My recent discussion of writing the middle reminds me of one of my favorite Hollywood war stories, which I owe to the great Walter Murch, frequent collaborator with Francis Ford Coppola, director of Return to Oz, and dean of American film editors. I first came across this anecdote in the book Behind the Seen, which lovingly details Murch’s use of Final Cut Pro to edit Cold Mountain—not a great movie, to be sure, but a fascinating case study, resulting in the best available book on what a modern film editor does. I expect to be talking a lot more about Murch, and this book, in the future, but for now, I want to share just one story, which involves the making of the classic film All the King’s Men. (The 1949 original, mind you, not the terrible remake.)
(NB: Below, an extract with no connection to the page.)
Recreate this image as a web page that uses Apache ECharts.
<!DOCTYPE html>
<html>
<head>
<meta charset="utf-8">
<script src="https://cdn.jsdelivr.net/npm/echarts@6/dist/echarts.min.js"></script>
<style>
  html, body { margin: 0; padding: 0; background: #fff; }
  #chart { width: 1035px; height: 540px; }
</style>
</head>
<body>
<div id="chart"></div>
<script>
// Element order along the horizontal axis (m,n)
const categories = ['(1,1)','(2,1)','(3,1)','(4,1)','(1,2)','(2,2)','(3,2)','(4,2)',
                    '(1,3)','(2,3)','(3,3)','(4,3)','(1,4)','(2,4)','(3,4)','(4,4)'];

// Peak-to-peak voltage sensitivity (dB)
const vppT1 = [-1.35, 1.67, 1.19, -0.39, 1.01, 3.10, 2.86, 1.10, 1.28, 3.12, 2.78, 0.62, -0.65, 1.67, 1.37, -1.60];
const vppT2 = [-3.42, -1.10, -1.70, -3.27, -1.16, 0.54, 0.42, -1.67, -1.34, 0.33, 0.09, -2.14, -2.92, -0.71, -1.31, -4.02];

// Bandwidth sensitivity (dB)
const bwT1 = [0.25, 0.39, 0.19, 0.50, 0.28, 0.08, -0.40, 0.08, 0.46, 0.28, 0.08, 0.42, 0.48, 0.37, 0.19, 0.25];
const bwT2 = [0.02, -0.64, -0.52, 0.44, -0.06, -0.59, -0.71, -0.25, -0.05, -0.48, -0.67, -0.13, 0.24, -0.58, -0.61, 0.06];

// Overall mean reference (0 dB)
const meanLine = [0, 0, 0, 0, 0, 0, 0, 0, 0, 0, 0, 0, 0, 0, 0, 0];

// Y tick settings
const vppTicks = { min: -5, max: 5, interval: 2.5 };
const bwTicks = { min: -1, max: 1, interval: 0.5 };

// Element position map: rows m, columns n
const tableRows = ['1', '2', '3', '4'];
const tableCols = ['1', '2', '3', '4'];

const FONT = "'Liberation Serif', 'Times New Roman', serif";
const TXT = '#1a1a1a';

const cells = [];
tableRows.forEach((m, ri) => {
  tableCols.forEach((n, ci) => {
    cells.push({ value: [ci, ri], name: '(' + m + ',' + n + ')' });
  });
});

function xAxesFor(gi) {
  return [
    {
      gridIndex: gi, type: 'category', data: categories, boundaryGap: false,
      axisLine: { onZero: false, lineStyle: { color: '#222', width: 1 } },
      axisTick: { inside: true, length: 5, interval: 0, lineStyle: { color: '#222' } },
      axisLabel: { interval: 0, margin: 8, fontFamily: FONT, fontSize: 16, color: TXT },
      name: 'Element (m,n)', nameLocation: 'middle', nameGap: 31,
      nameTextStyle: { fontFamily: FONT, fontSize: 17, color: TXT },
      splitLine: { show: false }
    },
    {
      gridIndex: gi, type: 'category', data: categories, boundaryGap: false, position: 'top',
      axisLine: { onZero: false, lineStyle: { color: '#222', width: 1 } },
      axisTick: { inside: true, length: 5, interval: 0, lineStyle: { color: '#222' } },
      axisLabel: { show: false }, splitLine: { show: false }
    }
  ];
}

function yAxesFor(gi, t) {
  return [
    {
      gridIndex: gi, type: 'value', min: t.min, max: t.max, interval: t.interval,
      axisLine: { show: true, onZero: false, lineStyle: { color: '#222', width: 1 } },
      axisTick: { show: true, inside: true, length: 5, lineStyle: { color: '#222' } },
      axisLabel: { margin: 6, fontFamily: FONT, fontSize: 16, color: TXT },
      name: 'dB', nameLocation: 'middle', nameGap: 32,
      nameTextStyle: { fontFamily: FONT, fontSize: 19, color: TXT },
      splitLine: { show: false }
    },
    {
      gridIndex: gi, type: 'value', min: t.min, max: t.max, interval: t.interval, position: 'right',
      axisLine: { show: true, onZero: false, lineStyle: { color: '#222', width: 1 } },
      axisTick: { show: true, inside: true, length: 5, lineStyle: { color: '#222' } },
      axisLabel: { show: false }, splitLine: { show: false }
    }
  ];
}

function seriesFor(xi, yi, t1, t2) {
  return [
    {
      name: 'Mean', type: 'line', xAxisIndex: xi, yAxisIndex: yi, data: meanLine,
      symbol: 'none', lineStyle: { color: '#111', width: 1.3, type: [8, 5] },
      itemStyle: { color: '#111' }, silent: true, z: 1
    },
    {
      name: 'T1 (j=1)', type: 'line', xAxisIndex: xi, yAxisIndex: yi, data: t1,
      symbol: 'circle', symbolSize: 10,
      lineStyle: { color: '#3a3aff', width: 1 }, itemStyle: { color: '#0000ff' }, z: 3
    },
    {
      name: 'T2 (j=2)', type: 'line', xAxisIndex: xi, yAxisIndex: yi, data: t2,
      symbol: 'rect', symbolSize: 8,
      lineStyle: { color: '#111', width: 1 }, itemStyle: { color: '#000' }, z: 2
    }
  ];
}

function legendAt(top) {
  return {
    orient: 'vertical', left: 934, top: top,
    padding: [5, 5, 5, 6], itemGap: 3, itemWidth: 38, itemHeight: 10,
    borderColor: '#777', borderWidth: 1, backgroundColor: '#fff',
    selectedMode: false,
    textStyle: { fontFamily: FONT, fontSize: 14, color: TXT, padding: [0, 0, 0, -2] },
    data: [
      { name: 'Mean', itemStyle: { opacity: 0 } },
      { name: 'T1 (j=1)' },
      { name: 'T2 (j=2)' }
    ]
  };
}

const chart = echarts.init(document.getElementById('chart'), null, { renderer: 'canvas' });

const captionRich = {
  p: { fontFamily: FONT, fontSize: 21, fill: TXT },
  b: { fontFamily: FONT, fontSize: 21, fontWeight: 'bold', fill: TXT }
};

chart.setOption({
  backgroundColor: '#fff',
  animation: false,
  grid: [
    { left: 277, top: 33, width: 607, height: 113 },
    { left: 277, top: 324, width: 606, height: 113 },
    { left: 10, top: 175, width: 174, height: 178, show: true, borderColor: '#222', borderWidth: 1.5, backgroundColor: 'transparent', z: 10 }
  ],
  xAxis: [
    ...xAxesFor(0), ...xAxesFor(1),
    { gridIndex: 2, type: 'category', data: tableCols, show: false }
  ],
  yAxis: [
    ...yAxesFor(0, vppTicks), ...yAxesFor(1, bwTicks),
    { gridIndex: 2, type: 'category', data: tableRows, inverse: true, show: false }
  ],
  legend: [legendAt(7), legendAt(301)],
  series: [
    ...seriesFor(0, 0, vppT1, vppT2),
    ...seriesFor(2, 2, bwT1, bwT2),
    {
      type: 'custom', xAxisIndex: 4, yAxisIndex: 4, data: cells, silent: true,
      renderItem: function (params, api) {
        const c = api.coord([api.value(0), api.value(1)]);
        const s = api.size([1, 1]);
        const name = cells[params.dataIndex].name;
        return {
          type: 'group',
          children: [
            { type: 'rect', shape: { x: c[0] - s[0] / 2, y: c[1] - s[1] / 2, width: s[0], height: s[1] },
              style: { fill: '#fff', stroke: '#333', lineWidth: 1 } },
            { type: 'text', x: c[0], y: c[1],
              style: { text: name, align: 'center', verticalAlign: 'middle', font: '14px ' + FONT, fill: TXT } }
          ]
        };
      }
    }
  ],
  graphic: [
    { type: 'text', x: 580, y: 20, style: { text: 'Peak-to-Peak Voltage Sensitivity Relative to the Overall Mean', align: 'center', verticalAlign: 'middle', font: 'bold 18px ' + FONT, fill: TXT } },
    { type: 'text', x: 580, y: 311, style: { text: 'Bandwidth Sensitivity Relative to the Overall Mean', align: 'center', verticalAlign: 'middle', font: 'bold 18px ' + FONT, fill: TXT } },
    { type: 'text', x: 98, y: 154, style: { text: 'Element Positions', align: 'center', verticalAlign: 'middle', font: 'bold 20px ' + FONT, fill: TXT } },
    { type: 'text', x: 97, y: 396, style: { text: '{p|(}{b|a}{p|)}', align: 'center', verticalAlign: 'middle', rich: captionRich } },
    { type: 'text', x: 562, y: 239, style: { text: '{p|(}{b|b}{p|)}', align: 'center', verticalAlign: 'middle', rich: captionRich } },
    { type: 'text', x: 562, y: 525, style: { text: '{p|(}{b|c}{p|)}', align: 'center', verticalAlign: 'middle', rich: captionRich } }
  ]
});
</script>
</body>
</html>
Murch relates a story from the autobiography of Robert Parrish, the editor of All the King’s Men, who says that the first cut of the film was a disaster—it was three hours long, boring, and made no sense. Subsequent cuts only made things worse. Finally, after six months and seven disastrous preview screenings, the movie’s director, Robert Rossen, came up with a desperate idea. According to Parrish, Rossen said:
I want you to go through the whole picture. Select what you consider to be the center of each scene, put the film in the sync machine and wind down a hundred feet (one minute) before and a hundred feet after, and chop it off, regardless of what’s going on. Cut through dialogue, music, anything. Then, when you’re finished, we’ll run the picture and see what we’ve got.
The result, amazingly, worked: it got the movie down to ninety minutes and, according to Parrish, “it all made sense in an exciting, slightly confusing, montagey sort of way.” After screening it for an enthusiastic test audience, they cut a final print with all the imperfections and jump cuts intact. The result won three Academy Awards, including Best Picture.
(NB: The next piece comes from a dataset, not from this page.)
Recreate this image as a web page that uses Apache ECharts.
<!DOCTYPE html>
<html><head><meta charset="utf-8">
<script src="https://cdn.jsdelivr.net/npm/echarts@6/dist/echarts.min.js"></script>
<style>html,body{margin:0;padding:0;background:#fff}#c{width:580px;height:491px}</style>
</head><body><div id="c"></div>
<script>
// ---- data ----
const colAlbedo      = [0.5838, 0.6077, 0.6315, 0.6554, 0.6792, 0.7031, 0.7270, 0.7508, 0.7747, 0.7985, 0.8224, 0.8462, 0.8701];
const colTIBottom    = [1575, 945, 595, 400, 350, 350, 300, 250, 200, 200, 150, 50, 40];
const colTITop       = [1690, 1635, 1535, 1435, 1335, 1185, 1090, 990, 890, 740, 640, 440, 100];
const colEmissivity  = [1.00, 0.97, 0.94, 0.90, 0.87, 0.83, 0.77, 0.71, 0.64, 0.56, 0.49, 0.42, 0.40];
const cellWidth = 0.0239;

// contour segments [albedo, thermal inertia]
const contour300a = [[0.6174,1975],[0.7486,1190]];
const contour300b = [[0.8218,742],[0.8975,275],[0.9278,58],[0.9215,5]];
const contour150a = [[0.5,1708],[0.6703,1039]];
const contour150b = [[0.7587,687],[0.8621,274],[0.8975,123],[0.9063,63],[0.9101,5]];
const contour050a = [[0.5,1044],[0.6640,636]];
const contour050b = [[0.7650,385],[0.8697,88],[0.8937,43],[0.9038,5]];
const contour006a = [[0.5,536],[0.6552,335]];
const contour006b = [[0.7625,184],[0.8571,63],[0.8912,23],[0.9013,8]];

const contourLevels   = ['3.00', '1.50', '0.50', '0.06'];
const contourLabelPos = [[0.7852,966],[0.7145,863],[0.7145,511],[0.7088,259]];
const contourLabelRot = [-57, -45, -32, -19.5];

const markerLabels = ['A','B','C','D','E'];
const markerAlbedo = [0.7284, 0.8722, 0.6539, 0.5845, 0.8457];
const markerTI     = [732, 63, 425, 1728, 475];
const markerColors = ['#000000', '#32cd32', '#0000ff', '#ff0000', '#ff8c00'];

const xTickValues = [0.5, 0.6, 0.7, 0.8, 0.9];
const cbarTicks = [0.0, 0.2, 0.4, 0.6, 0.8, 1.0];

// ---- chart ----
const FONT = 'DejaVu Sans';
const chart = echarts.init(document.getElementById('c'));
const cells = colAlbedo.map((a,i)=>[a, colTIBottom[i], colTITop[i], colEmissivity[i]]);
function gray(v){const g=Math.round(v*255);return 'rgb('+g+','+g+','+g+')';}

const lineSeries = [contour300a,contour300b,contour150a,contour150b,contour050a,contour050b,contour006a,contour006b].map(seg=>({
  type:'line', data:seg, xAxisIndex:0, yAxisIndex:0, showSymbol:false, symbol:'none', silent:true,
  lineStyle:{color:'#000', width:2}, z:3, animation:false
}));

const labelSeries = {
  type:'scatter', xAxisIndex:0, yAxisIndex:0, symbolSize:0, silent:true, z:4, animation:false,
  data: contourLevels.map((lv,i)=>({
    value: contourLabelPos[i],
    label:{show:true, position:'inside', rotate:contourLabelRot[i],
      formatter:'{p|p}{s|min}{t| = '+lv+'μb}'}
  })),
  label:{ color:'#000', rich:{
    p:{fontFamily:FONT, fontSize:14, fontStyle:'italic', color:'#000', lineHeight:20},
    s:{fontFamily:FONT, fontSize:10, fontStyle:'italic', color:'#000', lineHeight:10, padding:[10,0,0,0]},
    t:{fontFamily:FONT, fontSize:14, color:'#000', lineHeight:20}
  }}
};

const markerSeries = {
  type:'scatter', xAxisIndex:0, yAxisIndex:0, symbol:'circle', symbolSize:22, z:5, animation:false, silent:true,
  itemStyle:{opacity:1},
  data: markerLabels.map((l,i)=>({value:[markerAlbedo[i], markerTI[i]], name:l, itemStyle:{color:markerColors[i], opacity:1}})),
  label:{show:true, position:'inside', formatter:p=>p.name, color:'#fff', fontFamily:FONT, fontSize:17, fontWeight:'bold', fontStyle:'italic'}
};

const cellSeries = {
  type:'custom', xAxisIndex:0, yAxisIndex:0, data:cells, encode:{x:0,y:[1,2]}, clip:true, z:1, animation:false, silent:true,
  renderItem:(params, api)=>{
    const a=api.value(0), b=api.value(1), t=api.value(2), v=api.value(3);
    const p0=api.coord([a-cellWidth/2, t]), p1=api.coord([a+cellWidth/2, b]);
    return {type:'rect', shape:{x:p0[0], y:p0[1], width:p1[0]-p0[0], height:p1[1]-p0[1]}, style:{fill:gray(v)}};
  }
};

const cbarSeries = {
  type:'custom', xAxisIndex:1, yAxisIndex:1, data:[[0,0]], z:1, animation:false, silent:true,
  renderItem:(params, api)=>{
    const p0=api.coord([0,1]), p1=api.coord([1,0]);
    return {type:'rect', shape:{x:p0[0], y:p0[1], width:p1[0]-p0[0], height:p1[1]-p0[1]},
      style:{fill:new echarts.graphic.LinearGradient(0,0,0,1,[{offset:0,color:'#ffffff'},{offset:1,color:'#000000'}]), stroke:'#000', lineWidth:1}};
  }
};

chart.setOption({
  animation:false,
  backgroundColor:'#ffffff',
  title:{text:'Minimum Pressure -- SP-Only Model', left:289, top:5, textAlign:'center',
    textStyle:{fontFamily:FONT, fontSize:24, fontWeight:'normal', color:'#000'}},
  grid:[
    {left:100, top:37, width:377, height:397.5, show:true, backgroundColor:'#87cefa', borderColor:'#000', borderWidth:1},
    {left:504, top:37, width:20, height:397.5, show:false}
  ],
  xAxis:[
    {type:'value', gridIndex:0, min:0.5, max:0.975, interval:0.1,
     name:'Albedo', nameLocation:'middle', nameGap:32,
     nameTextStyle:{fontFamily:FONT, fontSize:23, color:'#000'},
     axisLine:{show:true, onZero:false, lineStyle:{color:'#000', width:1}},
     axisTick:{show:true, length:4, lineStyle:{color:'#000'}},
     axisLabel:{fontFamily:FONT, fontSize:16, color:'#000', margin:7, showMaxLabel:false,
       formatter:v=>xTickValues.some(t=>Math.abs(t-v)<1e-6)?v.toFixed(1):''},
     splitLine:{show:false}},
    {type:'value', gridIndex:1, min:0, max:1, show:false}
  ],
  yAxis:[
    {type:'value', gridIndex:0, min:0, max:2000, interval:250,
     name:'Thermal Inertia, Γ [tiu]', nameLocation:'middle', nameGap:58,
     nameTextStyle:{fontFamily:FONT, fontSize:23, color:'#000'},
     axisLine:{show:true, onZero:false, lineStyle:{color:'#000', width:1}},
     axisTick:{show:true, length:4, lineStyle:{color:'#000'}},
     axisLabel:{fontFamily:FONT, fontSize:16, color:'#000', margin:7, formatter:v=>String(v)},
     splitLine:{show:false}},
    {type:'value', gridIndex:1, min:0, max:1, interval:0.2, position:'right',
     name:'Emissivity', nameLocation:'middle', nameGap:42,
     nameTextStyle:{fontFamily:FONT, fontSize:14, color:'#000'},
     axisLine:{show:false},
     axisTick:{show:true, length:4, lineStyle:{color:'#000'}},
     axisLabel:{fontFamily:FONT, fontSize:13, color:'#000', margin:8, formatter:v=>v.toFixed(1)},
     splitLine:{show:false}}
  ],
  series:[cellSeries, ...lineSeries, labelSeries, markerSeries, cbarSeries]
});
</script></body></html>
As I see it, there are two lessons here:
1) The opening and closing beats of a scene are usually unnecessary. The middle is what counts. Write, or film, the middle. And if a sequence isn’t working, try cutting the first and last paragraphs—which is essentially what Rossen and Parrish did. (If Steven Zaillian, the director of the remake, had tried the same thing, he might have ended up with a salvageable movie, rather than a notorious bore.)
2) Audiences and readers are pretty smart. If they’re plunged into the middle of a scene—or story—it won’t take them long to figure out what’s happening. And if you pay them the compliment of assuming that they’ll be able to follow you, who knows? They may even like it.
[The] spending of the best part of one’s life earning money in order to enjoy a questionable liberty during the least valuable part of it reminds me of the Englishman who went to India to make a fortune first, in order that he might return to England and live the life of a poet. He should have gone up garret at once.